For its bleakness and its Hollywood setting, I loved My Face For the World To See-a dark tale of a tangled relationship between a married screenwriter and a very damaged would-be actress. At 131 pages, this book doesn’t waste words. The story flings us right into the drama with an opening set at a beach house party with various Hollywood people in attendance. The screenwriter, who remains nameless throughout the story, is bored and feeling alienated when he goes outside and spots a woman stepping into the ocean. He thinks he’s seen the girl before, but then again perhaps not. She looks, after all, like so many other pretty, desperate young women who drift to Hollywood. He realizes that she is trying to commit suicide, so he pulls her out of the ocean, and the drama begins.
The screenwriter, who’s in his late thirties, is well paid but not particularly happy. His wife of fifteen years, a woman he’s no longer attracted to, lives in New York with their child. He’s not a wolf by any means or a predator, but he’s used to being alone with his cynicism:
"I thought of my wife. She was at a distance. The distance was in itself beneficial. I supposed I was being again uncharitable. She was what she was: I was what I was. That, when you came down to it, was the most intolerable thing of all. If only she weren’t, now and then what she was, always. If she’d let up a little or knock it off a little or hang it out for a good airing once in a little while. God, marriage. No: it wasn’t marriage. There wasn’t, even on close examination, any other available institution, any other available institution you could substitute. There seemed to be nothing but marriage, when you thought of it, and when you thought of it, my god, was that all there was? That, and raising a family. That, and earning a living. That, and calling the undertaker."
This bleakly abbreviated view of the meaningless of life says a great deal about our narrator. He finds his tired marriage, strained by “something that resembled a truce,” suffocating; perhaps he married too young, and he has yet to find anything to substitute for any sort of meaning to his existence. Yet his attitude towards life extends beyond his marriage, and he hates New York. Hollywood isn’t much better as far as the screenwriter is concerned. He dislikes Hollywood and the money it generates. To him the town is “rotten” and its immense wealth has a ”phantasmal quality.” In a town driven by money, power, and fame, all three leave him cold.

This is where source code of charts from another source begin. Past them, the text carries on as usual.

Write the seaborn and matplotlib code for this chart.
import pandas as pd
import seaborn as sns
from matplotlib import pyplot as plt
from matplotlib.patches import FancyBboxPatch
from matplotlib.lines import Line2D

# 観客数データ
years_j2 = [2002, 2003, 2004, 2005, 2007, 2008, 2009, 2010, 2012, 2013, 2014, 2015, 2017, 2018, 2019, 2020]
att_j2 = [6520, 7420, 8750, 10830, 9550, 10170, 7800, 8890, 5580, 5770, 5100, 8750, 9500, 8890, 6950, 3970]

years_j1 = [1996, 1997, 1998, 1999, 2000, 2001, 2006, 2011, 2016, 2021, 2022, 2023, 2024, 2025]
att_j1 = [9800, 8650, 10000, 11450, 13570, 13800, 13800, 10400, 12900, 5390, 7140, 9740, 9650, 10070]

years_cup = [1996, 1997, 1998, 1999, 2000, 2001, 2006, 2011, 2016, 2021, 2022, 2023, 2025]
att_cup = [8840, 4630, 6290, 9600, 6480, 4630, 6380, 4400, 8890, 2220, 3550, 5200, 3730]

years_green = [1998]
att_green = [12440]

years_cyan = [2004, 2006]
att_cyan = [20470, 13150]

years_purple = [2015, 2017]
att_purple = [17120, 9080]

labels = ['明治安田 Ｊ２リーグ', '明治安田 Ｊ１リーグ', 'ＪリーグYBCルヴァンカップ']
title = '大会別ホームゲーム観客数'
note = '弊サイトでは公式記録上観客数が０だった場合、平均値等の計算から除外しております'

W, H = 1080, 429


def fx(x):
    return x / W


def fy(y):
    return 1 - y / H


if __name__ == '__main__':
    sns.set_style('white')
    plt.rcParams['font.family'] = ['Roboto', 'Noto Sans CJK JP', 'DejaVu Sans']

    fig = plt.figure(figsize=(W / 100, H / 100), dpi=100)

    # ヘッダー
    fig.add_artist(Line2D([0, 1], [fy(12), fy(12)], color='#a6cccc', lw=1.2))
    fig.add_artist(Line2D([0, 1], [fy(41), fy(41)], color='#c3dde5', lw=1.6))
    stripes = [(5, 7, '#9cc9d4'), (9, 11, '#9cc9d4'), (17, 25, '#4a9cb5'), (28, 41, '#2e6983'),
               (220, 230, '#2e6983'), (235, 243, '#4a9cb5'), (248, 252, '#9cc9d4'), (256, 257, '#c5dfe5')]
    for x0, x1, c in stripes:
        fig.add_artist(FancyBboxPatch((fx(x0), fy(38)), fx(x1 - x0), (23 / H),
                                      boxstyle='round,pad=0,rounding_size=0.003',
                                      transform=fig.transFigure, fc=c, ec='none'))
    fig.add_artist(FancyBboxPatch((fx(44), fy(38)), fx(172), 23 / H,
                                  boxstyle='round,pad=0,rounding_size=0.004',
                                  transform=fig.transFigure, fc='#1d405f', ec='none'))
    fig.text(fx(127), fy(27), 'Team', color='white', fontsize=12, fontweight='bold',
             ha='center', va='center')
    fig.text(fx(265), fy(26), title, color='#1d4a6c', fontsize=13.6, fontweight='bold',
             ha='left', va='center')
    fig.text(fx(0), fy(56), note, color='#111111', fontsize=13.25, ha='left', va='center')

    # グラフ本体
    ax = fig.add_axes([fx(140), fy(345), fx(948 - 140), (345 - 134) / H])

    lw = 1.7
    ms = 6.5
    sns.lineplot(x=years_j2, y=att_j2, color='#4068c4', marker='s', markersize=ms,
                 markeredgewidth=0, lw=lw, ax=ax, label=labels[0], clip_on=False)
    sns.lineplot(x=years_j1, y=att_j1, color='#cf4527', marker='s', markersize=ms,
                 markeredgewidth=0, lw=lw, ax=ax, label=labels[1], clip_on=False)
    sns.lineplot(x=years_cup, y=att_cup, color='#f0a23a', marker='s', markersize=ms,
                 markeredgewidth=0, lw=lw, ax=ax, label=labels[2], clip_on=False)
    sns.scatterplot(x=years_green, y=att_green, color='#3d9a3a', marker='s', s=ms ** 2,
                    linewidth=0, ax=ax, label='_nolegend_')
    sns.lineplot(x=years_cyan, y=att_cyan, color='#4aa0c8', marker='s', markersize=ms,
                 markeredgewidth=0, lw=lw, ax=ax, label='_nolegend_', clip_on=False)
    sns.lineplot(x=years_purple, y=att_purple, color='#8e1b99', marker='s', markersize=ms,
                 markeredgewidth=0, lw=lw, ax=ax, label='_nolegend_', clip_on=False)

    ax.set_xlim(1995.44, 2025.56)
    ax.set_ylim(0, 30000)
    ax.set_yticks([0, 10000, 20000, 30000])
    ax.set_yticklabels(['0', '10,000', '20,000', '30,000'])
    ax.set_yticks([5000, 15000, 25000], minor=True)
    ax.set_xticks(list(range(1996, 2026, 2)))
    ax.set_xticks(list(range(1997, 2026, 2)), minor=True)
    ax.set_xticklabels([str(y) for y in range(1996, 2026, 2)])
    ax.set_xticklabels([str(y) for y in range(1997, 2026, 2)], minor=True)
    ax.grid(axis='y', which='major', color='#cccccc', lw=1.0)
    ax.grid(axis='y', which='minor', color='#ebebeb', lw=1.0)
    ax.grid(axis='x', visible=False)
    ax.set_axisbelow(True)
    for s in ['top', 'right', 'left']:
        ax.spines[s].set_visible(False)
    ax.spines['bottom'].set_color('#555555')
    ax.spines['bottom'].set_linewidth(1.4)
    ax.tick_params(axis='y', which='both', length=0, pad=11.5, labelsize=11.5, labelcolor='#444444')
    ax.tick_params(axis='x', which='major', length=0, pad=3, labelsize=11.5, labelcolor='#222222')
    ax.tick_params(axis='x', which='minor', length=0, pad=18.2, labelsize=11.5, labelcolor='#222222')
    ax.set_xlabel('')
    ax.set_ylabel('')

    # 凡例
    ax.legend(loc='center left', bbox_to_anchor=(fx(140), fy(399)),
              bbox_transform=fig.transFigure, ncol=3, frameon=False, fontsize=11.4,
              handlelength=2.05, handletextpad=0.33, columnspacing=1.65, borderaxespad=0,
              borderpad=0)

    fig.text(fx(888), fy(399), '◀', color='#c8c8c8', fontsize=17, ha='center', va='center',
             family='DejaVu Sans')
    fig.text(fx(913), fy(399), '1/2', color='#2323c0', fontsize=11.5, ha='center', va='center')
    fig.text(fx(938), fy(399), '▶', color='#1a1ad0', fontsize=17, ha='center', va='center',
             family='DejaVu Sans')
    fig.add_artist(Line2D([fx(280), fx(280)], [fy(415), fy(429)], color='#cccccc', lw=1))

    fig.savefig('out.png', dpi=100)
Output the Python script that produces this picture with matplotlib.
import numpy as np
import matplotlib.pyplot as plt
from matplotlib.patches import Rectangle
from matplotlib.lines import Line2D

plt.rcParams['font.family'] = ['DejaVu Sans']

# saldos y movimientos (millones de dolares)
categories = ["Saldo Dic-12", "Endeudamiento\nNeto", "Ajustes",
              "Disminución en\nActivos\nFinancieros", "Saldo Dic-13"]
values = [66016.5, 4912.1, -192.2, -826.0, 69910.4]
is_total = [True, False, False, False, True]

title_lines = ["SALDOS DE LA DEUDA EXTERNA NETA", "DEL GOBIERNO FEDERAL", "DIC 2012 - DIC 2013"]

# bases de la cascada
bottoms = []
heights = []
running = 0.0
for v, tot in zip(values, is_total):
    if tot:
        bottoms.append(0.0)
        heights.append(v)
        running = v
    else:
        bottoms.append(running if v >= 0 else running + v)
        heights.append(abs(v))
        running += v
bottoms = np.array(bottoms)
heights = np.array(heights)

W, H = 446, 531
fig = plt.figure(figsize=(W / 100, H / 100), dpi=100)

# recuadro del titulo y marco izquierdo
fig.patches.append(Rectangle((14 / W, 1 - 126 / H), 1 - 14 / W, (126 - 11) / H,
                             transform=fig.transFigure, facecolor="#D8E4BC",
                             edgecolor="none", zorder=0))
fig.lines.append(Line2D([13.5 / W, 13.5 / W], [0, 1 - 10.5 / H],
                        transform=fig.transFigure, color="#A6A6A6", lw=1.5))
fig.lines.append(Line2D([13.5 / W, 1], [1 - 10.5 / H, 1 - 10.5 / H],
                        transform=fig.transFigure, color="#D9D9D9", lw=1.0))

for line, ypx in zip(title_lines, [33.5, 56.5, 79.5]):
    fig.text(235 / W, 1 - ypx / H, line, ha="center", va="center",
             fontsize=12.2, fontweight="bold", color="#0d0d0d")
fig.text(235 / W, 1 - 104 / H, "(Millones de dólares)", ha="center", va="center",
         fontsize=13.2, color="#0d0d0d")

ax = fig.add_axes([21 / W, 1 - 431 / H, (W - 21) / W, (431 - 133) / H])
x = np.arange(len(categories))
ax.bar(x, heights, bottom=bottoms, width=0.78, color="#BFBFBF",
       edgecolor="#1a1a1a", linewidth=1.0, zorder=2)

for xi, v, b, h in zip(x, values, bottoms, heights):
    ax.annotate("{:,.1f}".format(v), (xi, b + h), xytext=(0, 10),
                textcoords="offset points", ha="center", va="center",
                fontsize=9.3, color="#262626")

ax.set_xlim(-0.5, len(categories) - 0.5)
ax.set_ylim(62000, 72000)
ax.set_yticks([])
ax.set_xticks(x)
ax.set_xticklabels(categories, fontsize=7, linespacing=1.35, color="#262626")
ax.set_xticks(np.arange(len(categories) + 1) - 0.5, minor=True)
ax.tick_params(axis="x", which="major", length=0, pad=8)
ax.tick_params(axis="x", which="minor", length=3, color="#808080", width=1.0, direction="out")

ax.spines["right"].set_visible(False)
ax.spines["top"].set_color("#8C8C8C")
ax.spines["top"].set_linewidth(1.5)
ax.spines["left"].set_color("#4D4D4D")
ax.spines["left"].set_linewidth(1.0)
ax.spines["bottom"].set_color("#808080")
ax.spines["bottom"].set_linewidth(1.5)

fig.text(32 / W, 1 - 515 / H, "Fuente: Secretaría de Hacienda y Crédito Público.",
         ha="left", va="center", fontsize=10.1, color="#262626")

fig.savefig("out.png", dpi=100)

The meeting between the screenwriter and the young woman grows into a relationship. He senses that “something quite heavy, quite immovable, weighed her down.” When questioned, he’s frank about his marital status, and an affair begins–with the young woman accepting that what they have is a dead-end with no future. Not a great deal happens during the course of the affair–a few dinners, a disastrous trip to Mexico, and, of course, confidences, which include the woman’s troubled past, are exchanged.
Why, oh why, would anyone be insane enough to get mixed up with this emotionally damaged woman? Yes, she’s attractive and available, but as the narrator points out, the town in swamped with beautiful, attractive women eager to make connections and more than happy to attend Hollywood parties. The screenwriter’s introduction to the young woman, her suicide attempt, should tell him all he needs to know. This is not a stable young woman, and an affair can only end in disaster for both of them. Why then, given the benefit of all the warning signals, does he take the green light and begin an affair? Vulnerability can be a weapon, and it can also be a magnet.
In Love is the story of two people in a relationship that sours even as it goes nowhere. My Face For the World To See, the finer book of the two, is the story of a relationship that goes to hell. Alfred Hayes has a self-interruptive style which is only occasionally apparent in My Face For the World to See whereas this style is pervasive in its repetitive uncertainty in In Love. This is a sparsely, beautifully written tale of damaged souls, with sentences that lap over our senses and recede slowly, leaving behind an emotional stain:
"There was a noisy rush of water from the bathroom, and she appeared, ready for the evening, a smile she had chosen, I thought, from a small collection of smiles she kept for occasions like this, fixed upon her face."